Code that draws figures

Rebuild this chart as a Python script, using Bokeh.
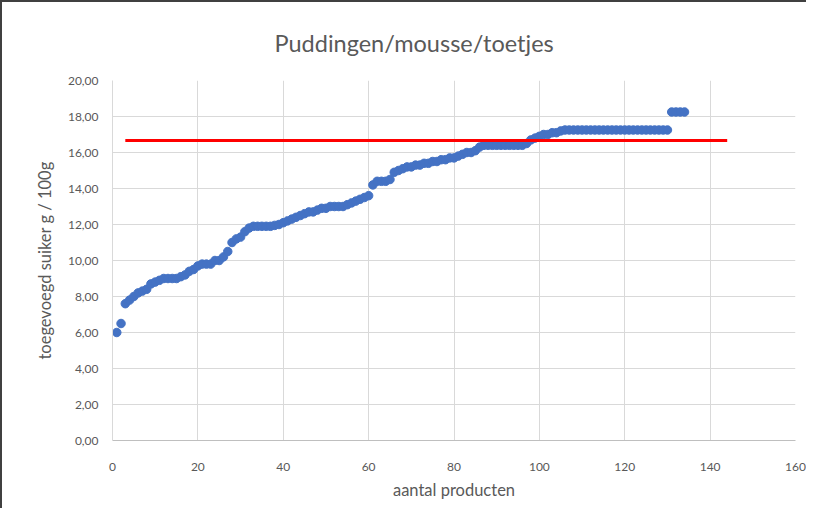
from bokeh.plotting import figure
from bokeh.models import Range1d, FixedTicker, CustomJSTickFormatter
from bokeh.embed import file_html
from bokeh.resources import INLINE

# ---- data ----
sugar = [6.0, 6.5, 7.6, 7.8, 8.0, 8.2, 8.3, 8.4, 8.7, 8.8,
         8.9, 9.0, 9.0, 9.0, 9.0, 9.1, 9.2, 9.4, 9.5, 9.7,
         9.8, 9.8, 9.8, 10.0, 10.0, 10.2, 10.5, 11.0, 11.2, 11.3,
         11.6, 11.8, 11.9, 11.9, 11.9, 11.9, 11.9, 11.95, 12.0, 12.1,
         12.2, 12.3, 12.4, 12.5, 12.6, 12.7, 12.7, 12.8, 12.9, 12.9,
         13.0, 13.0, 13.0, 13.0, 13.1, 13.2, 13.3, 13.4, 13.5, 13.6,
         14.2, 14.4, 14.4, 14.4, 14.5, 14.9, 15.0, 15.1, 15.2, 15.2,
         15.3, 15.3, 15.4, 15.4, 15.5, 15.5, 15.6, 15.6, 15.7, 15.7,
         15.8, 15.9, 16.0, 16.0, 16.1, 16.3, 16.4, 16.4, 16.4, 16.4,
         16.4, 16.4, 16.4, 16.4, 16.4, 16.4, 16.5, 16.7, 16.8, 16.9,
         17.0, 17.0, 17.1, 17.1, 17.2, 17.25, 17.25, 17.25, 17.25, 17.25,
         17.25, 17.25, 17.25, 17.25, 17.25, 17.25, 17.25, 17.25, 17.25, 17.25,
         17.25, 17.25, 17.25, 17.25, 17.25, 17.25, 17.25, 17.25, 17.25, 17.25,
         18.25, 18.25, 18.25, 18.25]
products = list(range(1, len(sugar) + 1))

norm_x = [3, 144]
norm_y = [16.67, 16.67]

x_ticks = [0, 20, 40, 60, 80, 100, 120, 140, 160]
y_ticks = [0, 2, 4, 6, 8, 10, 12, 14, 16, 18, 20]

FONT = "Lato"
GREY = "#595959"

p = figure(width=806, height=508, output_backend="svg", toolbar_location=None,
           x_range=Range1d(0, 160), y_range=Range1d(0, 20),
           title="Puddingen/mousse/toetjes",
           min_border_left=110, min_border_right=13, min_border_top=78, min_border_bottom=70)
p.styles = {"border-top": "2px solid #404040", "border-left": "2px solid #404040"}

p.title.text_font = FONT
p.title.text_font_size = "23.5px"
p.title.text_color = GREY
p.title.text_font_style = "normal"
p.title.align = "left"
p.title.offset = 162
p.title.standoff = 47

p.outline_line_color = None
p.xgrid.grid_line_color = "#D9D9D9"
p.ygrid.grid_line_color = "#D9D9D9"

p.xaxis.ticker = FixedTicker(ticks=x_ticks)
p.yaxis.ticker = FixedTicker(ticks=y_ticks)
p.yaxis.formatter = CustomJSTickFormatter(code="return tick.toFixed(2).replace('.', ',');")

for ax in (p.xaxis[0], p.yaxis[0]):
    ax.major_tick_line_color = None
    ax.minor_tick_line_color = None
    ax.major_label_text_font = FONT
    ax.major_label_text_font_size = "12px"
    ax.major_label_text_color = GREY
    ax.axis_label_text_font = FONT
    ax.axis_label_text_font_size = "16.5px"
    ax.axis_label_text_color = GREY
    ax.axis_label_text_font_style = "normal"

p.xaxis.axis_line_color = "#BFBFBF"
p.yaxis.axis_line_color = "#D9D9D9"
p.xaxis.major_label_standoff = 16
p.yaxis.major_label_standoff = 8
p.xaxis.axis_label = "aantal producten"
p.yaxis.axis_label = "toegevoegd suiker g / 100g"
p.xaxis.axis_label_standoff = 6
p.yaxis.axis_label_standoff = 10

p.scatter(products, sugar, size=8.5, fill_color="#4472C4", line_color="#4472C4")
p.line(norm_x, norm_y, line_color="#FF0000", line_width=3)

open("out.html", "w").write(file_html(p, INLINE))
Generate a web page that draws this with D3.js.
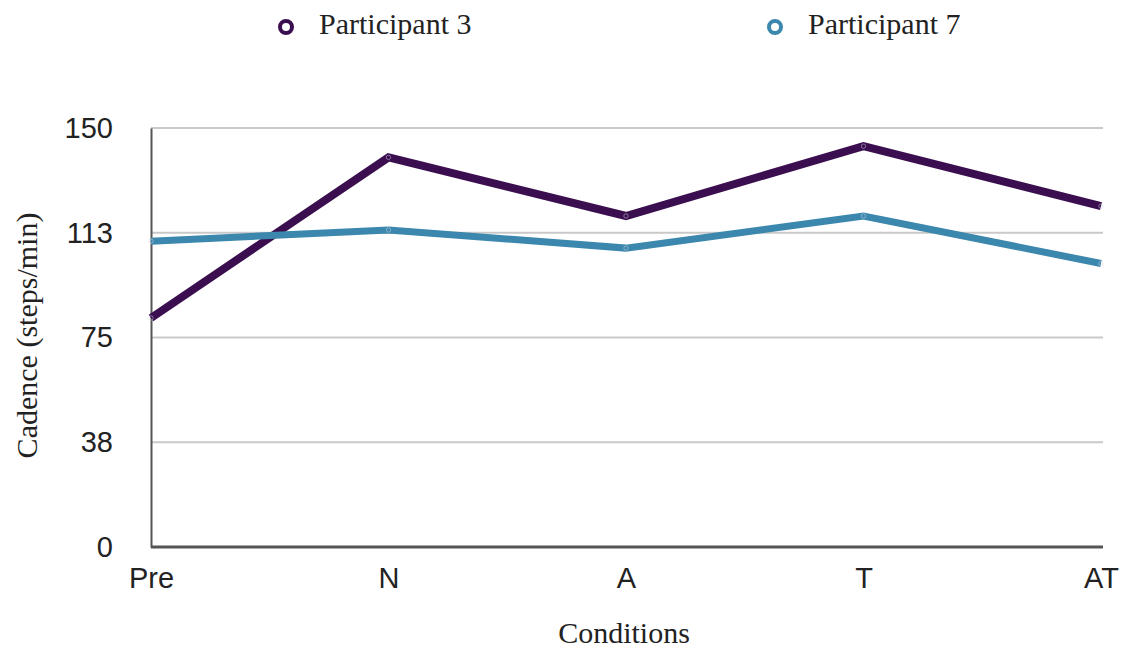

WORK INSTRUCTIONS: Restate the listing above word for word, and skip the pictures.

FULL SOLUTION:
Rebuild this chart as a Python script, using Bokeh.
from bokeh.plotting import figure
from bokeh.models import Range1d, FixedTicker, CustomJSTickFormatter
from bokeh.embed import file_html
from bokeh.resources import INLINE

# ---- data ----
sugar = [6.0, 6.5, 7.6, 7.8, 8.0, 8.2, 8.3, 8.4, 8.7, 8.8,
         8.9, 9.0, 9.0, 9.0, 9.0, 9.1, 9.2, 9.4, 9.5, 9.7,
         9.8, 9.8, 9.8, 10.0, 10.0, 10.2, 10.5, 11.0, 11.2, 11.3,
         11.6, 11.8, 11.9, 11.9, 11.9, 11.9, 11.9, 11.95, 12.0, 12.1,
         12.2, 12.3, 12.4, 12.5, 12.6, 12.7, 12.7, 12.8, 12.9, 12.9,
         13.0, 13.0, 13.0, 13.0, 13.1, 13.2, 13.3, 13.4, 13.5, 13.6,
         14.2, 14.4, 14.4, 14.4, 14.5, 14.9, 15.0, 15.1, 15.2, 15.2,
         15.3, 15.3, 15.4, 15.4, 15.5, 15.5, 15.6, 15.6, 15.7, 15.7,
         15.8, 15.9, 16.0, 16.0, 16.1, 16.3, 16.4, 16.4, 16.4, 16.4,
         16.4, 16.4, 16.4, 16.4, 16.4, 16.4, 16.5, 16.7, 16.8, 16.9,
         17.0, 17.0, 17.1, 17.1, 17.2, 17.25, 17.25, 17.25, 17.25, 17.25,
         17.25, 17.25, 17.25, 17.25, 17.25, 17.25, 17.25, 17.25, 17.25, 17.25,
         17.25, 17.25, 17.25, 17.25, 17.25, 17.25, 17.25, 17.25, 17.25, 17.25,
         18.25, 18.25, 18.25, 18.25]
products = list(range(1, len(sugar) + 1))

norm_x = [3, 144]
norm_y = [16.67, 16.67]

x_ticks = [0, 20, 40, 60, 80, 100, 120, 140, 160]
y_ticks = [0, 2, 4, 6, 8, 10, 12, 14, 16, 18, 20]

FONT = "Lato"
GREY = "#595959"

p = figure(width=806, height=508, output_backend="svg", toolbar_location=None,
           x_range=Range1d(0, 160), y_range=Range1d(0, 20),
           title="Puddingen/mousse/toetjes",
           min_border_left=110, min_border_right=13, min_border_top=78, min_border_bottom=70)
p.styles = {"border-top": "2px solid #404040", "border-left": "2px solid #404040"}

p.title.text_font = FONT
p.title.text_font_size = "23.5px"
p.title.text_color = GREY
p.title.text_font_style = "normal"
p.title.align = "left"
p.title.offset = 162
p.title.standoff = 47

p.outline_line_color = None
p.xgrid.grid_line_color = "#D9D9D9"
p.ygrid.grid_line_color = "#D9D9D9"

p.xaxis.ticker = FixedTicker(ticks=x_ticks)
p.yaxis.ticker = FixedTicker(ticks=y_ticks)
p.yaxis.formatter = CustomJSTickFormatter(code="return tick.toFixed(2).replace('.', ',');")

for ax in (p.xaxis[0], p.yaxis[0]):
    ax.major_tick_line_color = None
    ax.minor_tick_line_color = None
    ax.major_label_text_font = FONT
    ax.major_label_text_font_size = "12px"
    ax.major_label_text_color = GREY
    ax.axis_label_text_font = FONT
    ax.axis_label_text_font_size = "16.5px"
    ax.axis_label_text_color = GREY
    ax.axis_label_text_font_style = "normal"

p.xaxis.axis_line_color = "#BFBFBF"
p.yaxis.axis_line_color = "#D9D9D9"
p.xaxis.major_label_standoff = 16
p.yaxis.major_label_standoff = 8
p.xaxis.axis_label = "aantal producten"
p.yaxis.axis_label = "toegevoegd suiker g / 100g"
p.xaxis.axis_label_standoff = 6
p.yaxis.axis_label_standoff = 10

p.scatter(products, sugar, size=8.5, fill_color="#4472C4", line_color="#4472C4")
p.line(norm_x, norm_y, line_color="#FF0000", line_width=3)

open("out.html", "w").write(file_html(p, INLINE))
Generate a web page that draws this with D3.js.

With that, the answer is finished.